I'm honored and blown away by the kind words "Running with Scissors" author Augusten Burroughs had to say about my book "Gladiator – A True Story of 'Roids, Rage and Redemption."

 

“Dan Clark possesses the emotional honesty, humility and depth together with the innate literary talent and stylistic sensibility to execute this memoir with stunning eloquence and power. His lean, muscular prose never wavers off course as it leads us through his unspeakable loss, overwhelming success and ultimately into a kind of acceptance and redemption. As readers, we are fortunate that not all talented writers march automatically through grad school and into publication; some first become comics and undertakers and whalers and American Gladiators.” 
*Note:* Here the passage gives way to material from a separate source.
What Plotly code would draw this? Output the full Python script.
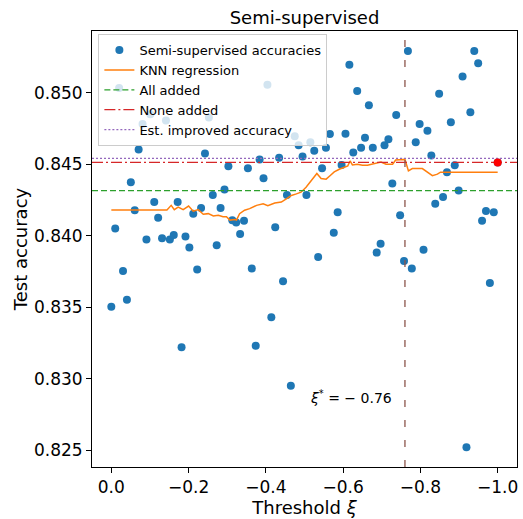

                                                                            -AUGUSTEN BURROUGHS   

 

Growing up I always believed writing books was something "smart people" did.  Augusten is one of those "smart people."  If you haven't read Augusten's books yet, don't walk, run to the book store!  (Do people still go to the book store? Or is it Amazon only?)

 Either way, if you love a good memoir, his books are about as good as it gets.  Running with Scissors was also made into a film with the same name that starred Gwenyth Paltrow.  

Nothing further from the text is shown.